What the British lawmaker didn’t know was that the total number of deaths due to the eelam war (all four phases and those caused during the deployment of the Indian army in Sri Lanka) is far below 100,000.
Amnesty International, in a bulletin headlined ‘When Will They Get Justice?’ estimated the number of civilians killed at 10,000 on the basis of information provided by eye witnesses and aid workers. The September 2011 report however didn’t make any reference to the number of combatants killed during eelam war IV or the final five months.
Those demanding war crimes investigation here should at least among themselves agree on a figure. Perhaps Sri Lanka should point out to Ambassador Rapp that Tamils for Obama, which had proudly declared it backed Barack Obama and Hillary Clinton in the Democratic primary in 2008, claimed that the Sri Lankan military killed 70,000 Tamil civilians during the last weeks of the conflict.
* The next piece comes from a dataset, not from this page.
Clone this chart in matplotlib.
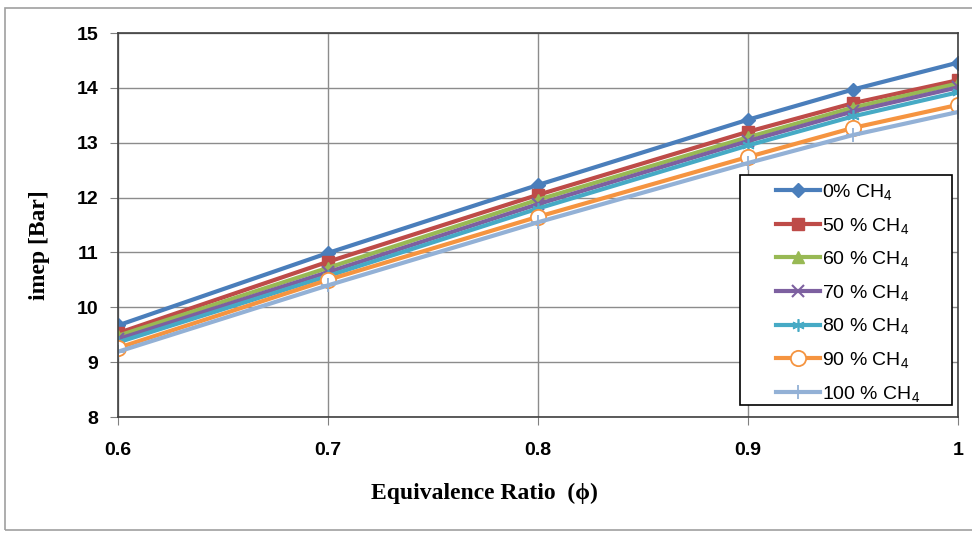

The statement was made after meeting the then US Assistant Secretary of State for South and Central Asian Affairs, Robert O’ Blake in the run-up to the US moving an anti-Sri Lanka resolution at the United Nations Human Rights Council (UNHRC) sessions, in Geneva.
With various overseas Tamil groups and a section of the international media giving varying figures relating to the number of civilians killed, the claim by the UK`s Channel 4 that over 40,000 perished in `a matter of days` remains the worst estimation so far.